Qual è l'insegnamento che hai tratto da quanto è successo a Manuel Bortuzzo?
Manuel è un grande esempio di resilienza. Un esempio ad andare avanti e a superare ogni ostacolo, anche il più grande. Questo è relativo in ognuno di noi, perché tutti percepiscono la grandezza delle difficoltà a seconda dei propri valori. L'unico grande insegnamento allora è non fermarsi mai, perseverare perché prima o poi la difficoltà, l'ostacolo, sarà percepito come più facile da superare.
Vedo che non hai fatto solo cinema e teatro, ma anche un podcast: "BI – Storie di Obaba"
Con Emanuele Valenti, certo.
Ma certo: Emanuele Valenti, un grande insegnante di teatro che abbiamo anche visto nell'Amica Geniale, nel ruolo di Donato Sarratore.
Sì, con lui è stata una storia bellissima, è uno dei miei maestri. Si fece male il protagonista del suo spettacolo "Hamlet Travestie", Gabriele Russo fece il mio nome a Emanuele e io andai in scena con lui al Teatro Gobbetti di Torino con tre giorni di prove. Ero molto teso, ma alla fine è andata bene. Abbiamo ricevuto tantissimi complimenti e abbiamo continuato a lavorare insieme.

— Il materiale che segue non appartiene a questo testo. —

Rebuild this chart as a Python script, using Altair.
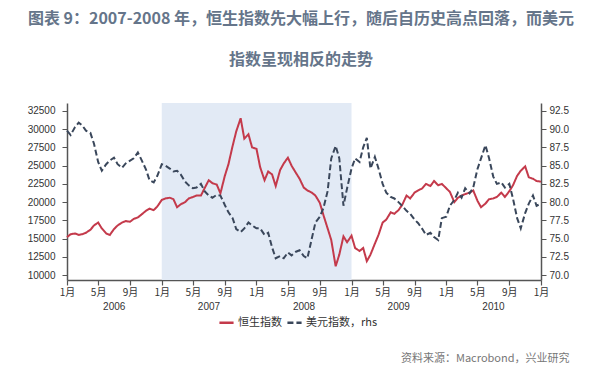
import altair as alt
import pandas as pd

# ---------------- data (semi-monthly readings from the picture) ----------------
dates = pd.date_range("2006-01-01", "2011-01-01", freq="SMS")  # 1st & 15th of month

hsi_2006 = [15200, 15600, 15700, 15500, 15600, 15800, 16200, 16800, 17200, 16400, 15700, 15500,
            16300, 16800, 17200, 17400, 17300, 17700, 17900, 18300, 18800, 19100, 18900, 19400]
hsi_2007 = [20300, 20500, 20600, 20400, 19300, 19700, 20000, 20500, 20700, 20900, 20900, 21900,
            23000, 22600, 22400, 21200, 23600, 25200, 27700, 29700, 31500, 28700, 29300, 27500]
hsi_2008 = [27300, 24800, 23000, 24200, 23800, 22200, 24400, 25300, 26100, 25000, 24000, 23200,
            22000, 21600, 21300, 20900, 19900, 18200, 16400, 14800, 11200, 12800, 15300, 14500]
hsi_2009 = [15400, 13700, 13300, 13700, 11900, 12800, 14300, 15500, 17200, 17600, 18600, 18400,
            18900, 19600, 20900, 20500, 21300, 21600, 21900, 22500, 22200, 22900, 22300, 22500]
hsi_2010 = [21900, 21400, 20000, 20600, 20900, 21100, 21300, 21600, 20200, 19300, 19800, 20400,
            20500, 20700, 21300, 20700, 21500, 22300, 23600, 24300, 24900, 23400, 23200, 22900]
hsi_2011 = [22800]

usd_2006 = [89.8, 89.2, 90.3, 90.9, 90.5, 89.8, 89.5, 88.0, 85.5, 84.3, 85.2, 85.7,
            86.1, 85.2, 84.7, 85.3, 85.7, 86.0, 86.8, 85.8, 84.5, 83.0, 82.7, 83.6]
usd_2007 = [85.2, 85.0, 84.6, 84.2, 84.3, 83.8, 82.8, 82.3, 81.9, 82.0, 82.5, 81.5,
            80.9, 80.6, 81.0, 80.9, 79.6, 78.6, 77.8, 76.3, 75.9, 76.4, 77.2, 76.8]
usd_2008 = [76.4, 76.4, 75.5, 75.8, 73.8, 72.3, 72.6, 72.3, 73.1, 72.7, 73.2, 73.4,
            72.6, 72.3, 75.0, 77.2, 78.0, 79.2, 81.5, 86.0, 87.7, 86.0, 79.5, 81.9]
usd_2009 = [84.6, 86.0, 85.5, 87.5, 88.8, 84.6, 86.2, 84.6, 82.5, 81.3, 80.7, 80.5,
            80.0, 79.5, 78.8, 78.4, 77.6, 77.1, 76.3, 75.5, 75.8, 75.2, 74.8, 77.8]
usd_2010 = [78.0, 79.5, 80.3, 81.3, 80.6, 81.9, 81.2, 82.0, 84.5, 86.0, 87.8, 86.0,
            83.5, 82.5, 82.7, 82.0, 82.5, 80.5, 77.8, 76.4, 78.5, 79.8, 80.9, 79.5]
usd_2011 = [79.8]

series_names = ["恒生指数", "美元指数，rhs"]
years = ["2006", "2007", "2008", "2009", "2010"]
year_mid = ["2006-07-02", "2007-07-02", "2008-07-02", "2009-07-02", "2010-07-02"]
left_ticks = [10000, 12500, 15000, 17500, 20000, 22500, 25000, 27500, 30000, 32500]
right_ticks = [70.0, 72.5, 75.0, 77.5, 80.0, 82.5, 85.0, 87.5, 90.0, 92.5]
tick_months = [1, 5, 9]
shade_start, shade_end = "2007-01-01", "2009-01-01"
title_lines = ["图表 9：2007-2008 年，恒生指数先大幅上行，随后自历史高点回落，而美元",
               "指数呈现相反的走势"]
source_text = "资料来源：Macrobond，兴业研究"

hsi = hsi_2006 + hsi_2007 + hsi_2008 + hsi_2009 + hsi_2010 + hsi_2011
usd = usd_2006 + usd_2007 + usd_2008 + usd_2009 + usd_2010 + usd_2011

df_h = pd.DataFrame({"date": dates, "value": hsi, "series": series_names[0]})
df_u = pd.DataFrame({"date": dates, "value": usd, "series": series_names[1]})
df_shade = pd.DataFrame({"date": [shade_start], "end": [shade_end]})
df_years = pd.DataFrame({"date": year_mid, "label": years})
df_src = pd.DataFrame({"t": [source_text]})

# ---------------- styling ----------------
W, H = 474, 177
RED, NAVY = "#c43a4b", "#3a475b"
AX = "#555555"

tick_vals = [alt.DateTime(year=y, month=m, date=1) for y in range(2006, 2011) for m in tick_months]
tick_vals.append(alt.DateTime(year=2011, month=1, date=1))

x_scale = alt.Scale(domain=[alt.DateTime(year=2006, month=1, date=1),
                            alt.DateTime(year=2011, month=1, date=1)])
x_axis = alt.Axis(values=tick_vals, labelExpr="(month(datum.value)+1) + '月'",
                  title=None, grid=False, domainColor=AX, domainWidth=1.5,
                  tickColor=AX, tickSize=5, tickWidth=1.2, labelFont="Noto Sans CJK SC",
                  labelFontSize=10, labelColor="#333333", labelPadding=2, labelAngle=0,
                  labelOverlap=False, labelFlush=False, labelBound=False)
x_enc = alt.X("date:T", scale=x_scale, axis=x_axis)

legend = alt.Legend(title=None, orient="none", legendX=151, legendY=211, direction="horizontal",
                    symbolType="stroke", symbolSize=200, symbolStrokeWidth=2.5,
                    labelFont="Noto Sans CJK SC", labelFontSize=11, labelColor="#333333",
                    columnPadding=0, labelOffset=3)
color_enc = alt.Color("series:N", scale=alt.Scale(domain=series_names, range=[RED, NAVY]),
                      legend=legend)
dash_enc = alt.StrokeDash("series:N", scale=alt.Scale(domain=series_names, range=[[1, 0], [6, 3]]),
                          legend=legend)

shade = alt.Chart(df_shade).mark_rect(color="#e2eaf5").encode(
    x=x_enc, x2="end:T", y=alt.value(0), y2=alt.value(H))

red = alt.Chart(df_h).mark_line(strokeWidth=2).encode(
    x=x_enc,
    y=alt.Y("value:Q", scale=alt.Scale(domain=[9320, 33590], nice=False, zero=False),
            axis=alt.Axis(values=left_ticks, format="d", title=None, grid=False,
                          domainColor=AX, domainWidth=1.5, tickColor=AX, tickSize=5,
                          labelPadding=7, labelFont="Liberation Sans", labelFontSize=10,
                          labelColor="#333333")),
    color=color_enc, strokeDash=dash_enc)

blue = alt.Chart(df_u).mark_line(strokeWidth=2).encode(
    x=x_enc,
    y=alt.Y("value:Q", scale=alt.Scale(domain=[69.32, 93.59], nice=False, zero=False),
            axis=alt.Axis(values=right_ticks, format=".1f", title=None, grid=False, orient="right",
                          domainColor=AX, domainWidth=1.5, tickColor=AX, tickSize=5,
                          labelPadding=3, labelFont="Liberation Sans", labelFontSize=10,
                          labelColor="#333333")),
    color=color_enc, strokeDash=dash_enc)

year_text = alt.Chart(df_years).mark_text(font="Liberation Sans", fontSize=10, color="#333333",
                                          baseline="middle").encode(
    x=x_enc, y=alt.value(H + 27), text="label:N")

src = alt.Chart(df_src).mark_text(font="Noto Sans CJK SC", fontSize=11, color="#777777",
                                  align="left", baseline="middle").encode(
    x=alt.value(334), y=alt.value(256), text="t:N")

chart = alt.layer(shade, red, blue, year_text, src).resolve_scale(y="independent").properties(
    width=W, height=H,
    autosize="none",
    padding={"left": 59, "top": 95, "right": 52, "bottom": 90},
    title=alt.TitleParams(text=title_lines, anchor="middle", font="Noto Sans CJK SC", fontSize=16,
                          fontWeight="bold", color="#65758a", lineHeight=41, offset=35, dx=-3),
).configure_view(stroke=None).configure_axisX(labelOverlap=False)

chart.save("out.html", embed_options={"renderer": "svg", "actions": False})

Tifoso del Napoli nella finzione ieri sera. E nella vita?
Devo darti un dispiacere…
Ahia…
Mio padre ci ha provato in tutti i modi a farmi diventare tifoso del Napoli, ma io sono sempre stato dispettoso. Sono pazzo di Francesco Totti. Ho visto tutto e conosco tutto di lui. Ho pianto tantissimo quando si è ritirato. Però, sono certamente simpatizzante e spero sempre, anche per papà, che il Napoli possa vincere uno scudetto. Ma non seguo molto, anche perché ho passato un evento traumatico legato agli Ultras.
Ti va di raccontarcelo?
È una cosa che mi ha fatto allontanare dal calcio. Era successo da poco il bruttissimo evento di Ciro Esposito a Roma. Non seguivo moltissimo queste vicende, pensavo ai fatti miei e indossavo una felpa della Roma. Mi accerchiarono, mi maltrattarono e mi tolsero la felpa. Per me, tutto questo non ha niente a che fare con lo sport. Da quel momento, ho messo un po' da parte tutto per pensare ad altro. Questo però non toglie nulla al fatto che resto sempre legato alla mia città.